Amazing what a threat to stop US businessmen from enjoying luxury club facilities provided by the State Department in New Delhi, India will do!
In a diary yesterday, I described the escalation in sanctions against US diplomats in India that were being proposed in retaliation to the arrest and strip search of an Indian diplomat in New York. Special airport passes and diplomatic ID cards had already been withdrawn by India. Security barriers around the embassy had been removed. The Indian government had then announced that US diplomats there would only enjoy the same privileges as theirs do in the USA. That meant they would not longer be immune from traffic offences such as running red lights or illegal parking.
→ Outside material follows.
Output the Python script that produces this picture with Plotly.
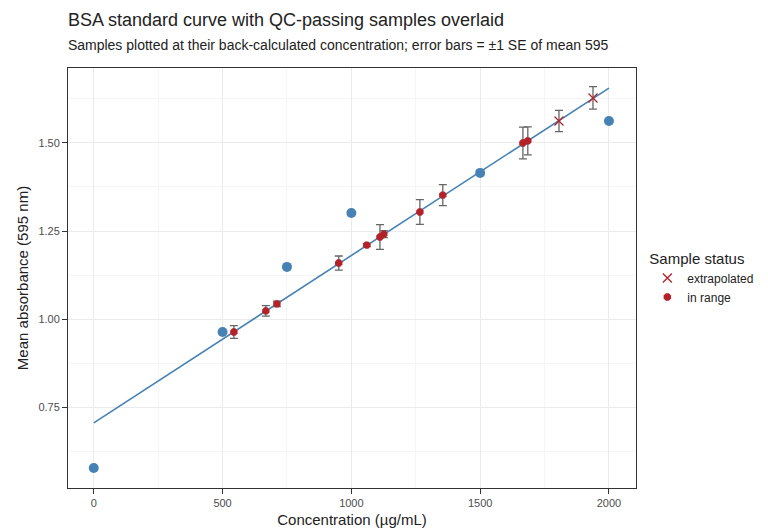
import plotly.graph_objects as go

std_conc = [0, 500, 750, 1000, 1500, 2000]
std_abs = [0.577, 0.963, 1.148, 1.301, 1.415, 1.5625]

fit_x = [0, 2000]
fit_y = [0.705, 1.656]

in_conc = [544, 668, 711, 951, 1060, 1111, 1126, 1266, 1355, 1666, 1685]
in_abs = [0.963, 1.023, 1.043, 1.159, 1.21, 1.233, 1.241, 1.304, 1.352, 1.50, 1.506]
in_se = [0.018, 0.015, 0.008, 0.02, 0.004, 0.035, 0.01, 0.035, 0.03, 0.045, 0.04]

ex_conc = [1806, 1938]
ex_abs = [1.5625, 1.628]
ex_se = [0.03, 0.032]

red = "#B22228"
blue = "#4682B4"
err = dict(type="data", visible=True, color="#666666", thickness=1.3, width=4)

fig = go.Figure()
fig.add_trace(go.Scatter(x=fit_x, y=fit_y, mode="lines", line=dict(color=blue, width=1.6),
                         showlegend=False, hoverinfo="skip"))
fig.add_trace(go.Scatter(x=std_conc, y=std_abs, mode="markers",
                         marker=dict(color=blue, size=10), showlegend=False))
fig.add_trace(go.Scatter(x=ex_conc, y=ex_abs, mode="markers", name="extrapolated",
                         error_y=dict(array=ex_se, **err),
                         marker=dict(symbol="x-thin-open", color=red, size=9,
                                     line=dict(color=red, width=1.3))))
fig.add_trace(go.Scatter(x=in_conc, y=in_abs, mode="markers", name="in range",
                         error_y=dict(array=in_se, **err),
                         marker=dict(symbol="octagon", color=red, size=8)))

fig.update_layout(
    width=768, height=528, plot_bgcolor="white", paper_bgcolor="white",
    font=dict(family="Liberation Sans, Arial", color="#222"),
    margin=dict(l=60, r=140, t=60, b=48, autoexpand=False),
    title=dict(text="BSA standard curve with QC-passing samples overlaid<br>"
                    "<span style='font-size:14px'>Samples plotted at their back-calculated "
                    "concentration; error bars = ±1 SE of mean 595</span>",
               x=0.078, xanchor="left", y=0.965, font=dict(size=18)),
    legend=dict(title=dict(text="Sample status", font=dict(size=15)), x=1.02, y=0.5,
                yanchor="middle", font=dict(size=12)),
    xaxis=dict(title=dict(text="Concentration (µg/mL)", font=dict(size=15), standoff=6),
               automargin=False,
               range=[-100, 2105], tickvals=[0, 500, 1000, 1500, 2000],
               showgrid=True, gridcolor="#EBEBEB", zeroline=False,
               showline=True, linecolor="#333", mirror=True, ticks="outside",
               tickcolor="#333", tickfont=dict(color="#4D4D4D", size=11),
               minor=dict(tickvals=[250, 750, 1250, 1750], showgrid=True, gridcolor="#F5F5F5")),
    yaxis=dict(title=dict(text="Mean absorbance (595 nm)", font=dict(size=15), standoff=6),
               automargin=False,
               range=[0.52, 1.713], tickvals=[0.75, 1.0, 1.25, 1.5],
               ticktext=["0.75", "1.00", "1.25", "1.50"],
               showgrid=True, gridcolor="#EBEBEB", zeroline=False,
               showline=True, linecolor="#333", mirror=True, ticks="outside",
               tickcolor="#333", tickfont=dict(color="#4D4D4D", size=11),
               minor=dict(tickvals=[0.625, 0.875, 1.125, 1.375, 1.625], showgrid=True,
                          gridcolor="#F5F5F5")),
)
fig.write_html("out.html")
That however was unlikely to have been treated as much of a threat given that the State Department regularly refuses to pay such fines or fees including, for example, the London Congestion Charge or parking fines there. The State Department also appeared indifferent to the consequences of poorer trade relations having already cancelled a planned visit by Energy Secretary Ernest Moniz.
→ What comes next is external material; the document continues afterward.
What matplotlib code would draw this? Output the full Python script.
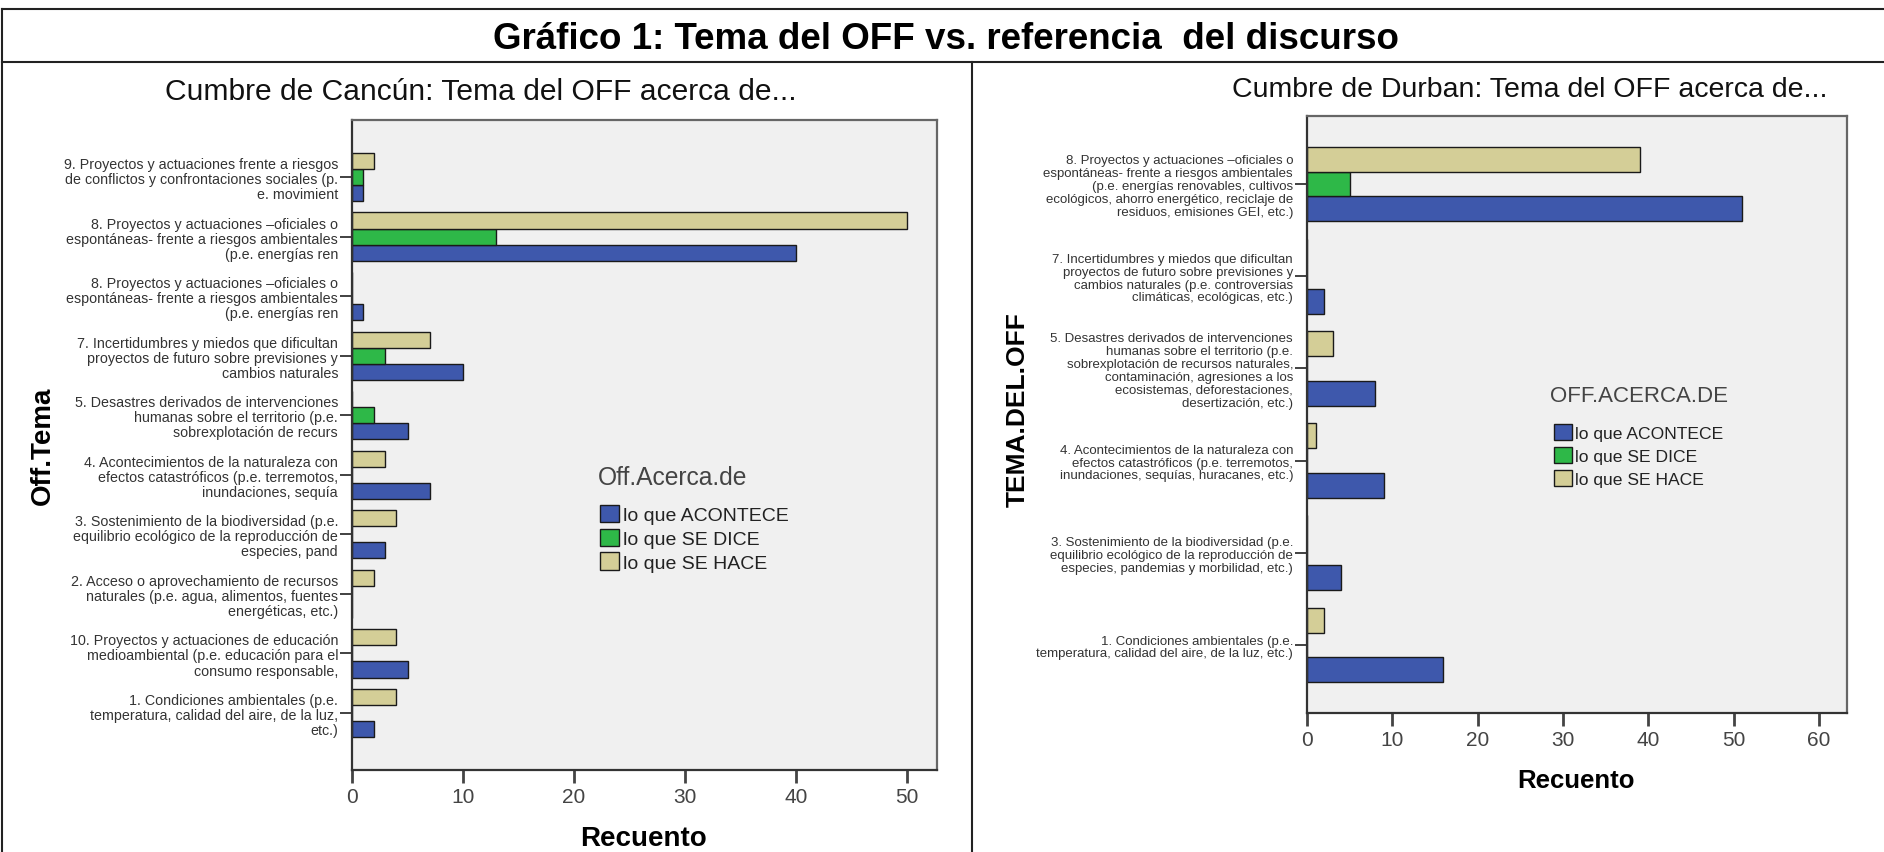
import numpy as np
import matplotlib
matplotlib.use("Agg")
import matplotlib.pyplot as plt
from matplotlib.lines import Line2D

plt.rcParams['font.family'] = ['Liberation Sans', 'DejaVu Sans']

# series (same order in both panels)
series = ["lo que ACONTECE", "lo que SE DICE", "lo que SE HACE"]
colors = ["#3E58AC", "#2EB848", "#D4CE97"]

# Cancún, categories listed top to bottom
cancun_labels = [
    "9. Proyectos y actuaciones frente a riesgos\nde conflictos y confrontaciones sociales (p.\ne. movimient",
    "8. Proyectos y actuaciones –oficiales o\nespontáneas- frente a riesgos ambientales\n(p.e. energías ren",
    "8. Proyectos y actuaciones –oficiales o\nespontáneas- frente a riesgos ambientales\n(p.e. energías ren",
    "7. Incertidumbres y miedos que dificultan\nproyectos de futuro sobre previsiones y\ncambios naturales",
    "5. Desastres derivados de intervenciones\nhumanas sobre el territorio (p.e.\nsobrexplotación de recurs",
    "4. Acontecimientos de la naturaleza con\nefectos catastróficos (p.e. terremotos,\ninundaciones, sequía",
    "3. Sostenimiento de la biodiversidad (p.e.\nequilibrio ecológico de la reproducción de\nespecies, pand",
    "2. Acceso o aprovechamiento de recursos\nnaturales (p.e. agua, alimentos, fuentes\nenergéticas, etc.)",
    "10. Proyectos y actuaciones de educación\nmedioambiental (p.e. educación para el\nconsumo responsable,",
    "1. Condiciones ambientales (p.e.\ntemperatura, calidad del aire, de la luz,\netc.)",
]
cancun_acontece = [1, 40, 1, 10, 5, 7, 3, 0, 5, 2]
cancun_dice = [1, 13, 0, 3, 2, 0, 0, 0, 0, 0]
cancun_hace = [2, 50, 0, 7, 0, 3, 4, 2, 4, 4]

# Durban, categories listed top to bottom
durban_labels = [
    "8. Proyectos y actuaciones –oficiales o\nespontáneas- frente a riesgos ambientales\n(p.e. energías renovables, cultivos\necológicos, ahorro energético, reciclaje de\nresiduos, emisiones GEI, etc.)",
    "7. Incertidumbres y miedos que dificultan\nproyectos de futuro sobre previsiones y\ncambios naturales (p.e. controversias\nclimáticas, ecológicas, etc.)",
    "5. Desastres derivados de intervenciones\nhumanas sobre el territorio (p.e.\nsobrexplotación de recursos naturales,\ncontaminación, agresiones a los\necosistemas, deforestaciones,\ndesertización, etc.)",
    "4. Acontecimientos de la naturaleza con\nefectos catastróficos (p.e. terremotos,\ninundaciones, sequías, huracanes, etc.)",
    "3. Sostenimiento de la biodiversidad (p.e.\nequilibrio ecológico de la reproducción de\nespecies, pandemias y morbilidad, etc.)",
    "1. Condiciones ambientales (p.e.\ntemperatura, calidad del aire, de la luz, etc.)",
]
durban_acontece = [51, 2, 8, 9, 4, 16]
durban_dice = [5, 0, 0, 0, 0, 0]
durban_hace = [39, 0, 3, 1, 0, 2]

W, H = 1884, 853
fig = plt.figure(figsize=(W / 100, H / 100), dpi=100)


def fx(px):
    return px / W


def fy(py):
    return 1 - py / H


# outer box, title strip and divider
for xs, ys in [((2, W), (10, 10)), ((2, 2), (10, H)), ((2, W), (63, 63)), ((972, 972), (63, H))]:
    fig.add_artist(Line2D([fx(xs[0]), fx(xs[1])], [fy(ys[0]), fy(ys[1])],
                          color="#222", lw=1.5, transform=fig.transFigure))


def panel(rect, labels, acontece, dice, hace, xmax, xticks, margin, lab_size,
          leg_title, title_pos, leg_anchor, leg_size, leg_title_size, leg_space):
    ax = fig.add_axes(rect)
    n = len(labels)
    y = np.arange(n)[::-1]
    h = 0.27
    for vals, off, c, name in zip([acontece, dice, hace], [-h, 0, h], colors, series):
        ax.barh(y + off, vals, height=h, color=c, edgecolor="#1a1a1a",
                linewidth=1.0, label=name, zorder=2)
    ax.set_facecolor("#F0F0F0")
    ax.set_xlim(0, xmax)
    ax.set_ylim(-margin, n - 1 + margin)
    ax.set_xticks(xticks)
    ax.set_yticks(y)
    ax.set_yticklabels(labels, fontsize=lab_size, linespacing=1.1, color="#333")
    ax.tick_params(axis="y", length=9, width=1.3, pad=1, color="#333")
    ax.tick_params(axis="x", length=9, width=2, pad=3, color="#444",
                   labelsize=15, labelcolor="#444")
    for s in ["left", "bottom"]:
        ax.spines[s].set_color("#333")
        ax.spines[s].set_linewidth(1.6)
    for s in ["top", "right"]:
        ax.spines[s].set_color("#666")
        ax.spines[s].set_linewidth(1.6)
    leg = ax.legend(loc="upper left",
                    bbox_to_anchor=(fx(leg_anchor[0]), fy(leg_anchor[1])),
                    bbox_transform=fig.transFigure, frameon=False,
                    fontsize=leg_size, handlelength=1.0, handleheight=1.0,
                    handletextpad=0.2, labelspacing=leg_space, borderpad=0,
                    borderaxespad=0)
    for t in leg.get_texts():
        t.set_color("#222")
    # legend heading
    fig.text(fx(title_pos[0]), fy(title_pos[1]), leg_title, ha="left", va="center",
             fontsize=leg_title_size, color="#444")
    return ax


panel([fx(352), fy(771), 585 / W, 650 / H], cancun_labels,
      cancun_acontece, cancun_dice, cancun_hace, 52.7, range(0, 51, 10), 0.957, 10.3,
      "Off.Acerca.de", (598, 478), (600, 506), 14, 17.7, 0.22)
panel([fx(1307), fy(714), 540 / W, 597 / H], durban_labels,
      durban_acontece, durban_dice, durban_hace, 63.3, range(0, 61, 10), 0.737, 9.5,
      "OFF.ACERCA.DE", (1550, 396), (1554, 425), 12.6, 16, 0.35)

fig.text(fx(946), fy(49), "Gráfico 1: Tema del OFF vs. referencia  del discurso",
         ha="center", va="baseline", fontsize=26.5, fontweight="bold")
fig.text(fx(481), fy(100), "Cumbre de Cancún: Tema del OFF acerca de...",
         ha="center", va="baseline", fontsize=21.6, color="#111")
fig.text(fx(1530), fy(97), "Cumbre de Durban: Tema del OFF acerca de...",
         ha="center", va="baseline", fontsize=20.5, color="#111")
fig.text(fx(43), fy(446), "Off.Tema", rotation=90, ha="center", va="center",
         fontsize=20, fontweight="bold")
fig.text(fx(1018), fy(410), "TEMA.DEL.OFF", rotation=90, ha="center", va="center",
         fontsize=19, fontweight="bold")
fig.text(fx(644), fy(846), "Recuento", ha="center", va="baseline",
         fontsize=20, fontweight="bold")
fig.text(fx(1576), fy(788), "Recuento", ha="center", va="baseline",
         fontsize=18.5, fontweight="bold")

fig.savefig("out.png", dpi=100)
The other sanction announced by India was the order to close the American Community Support Association club at the New Delhi embassy as they had violated the Vienna Convention (on diplomatic relations) by offering membership at $1200 a year to US non-diplomats. It appears that having to endure the summer heat without benefit of the restaurant, bar, tennis court, bowling alley and swimming pool was too much to contemplate. The British Raj abandoned Delhi in the hottest months and decamped to various hill towns. Without that option, on Thursday the empasse was suddenly resolved by the US.
After Devyani Khobragade was formally indited by a Grand Jury in New York, prosecutors immediately announced the affair was over:
(She) had also been granted immunity and that US officials had asked her to leave the country.
Prosecutors initially said she had already left but were later told by her lawyer that she was still in the US.
Looks like US diplomatic influence is now more shtick than "big stick"!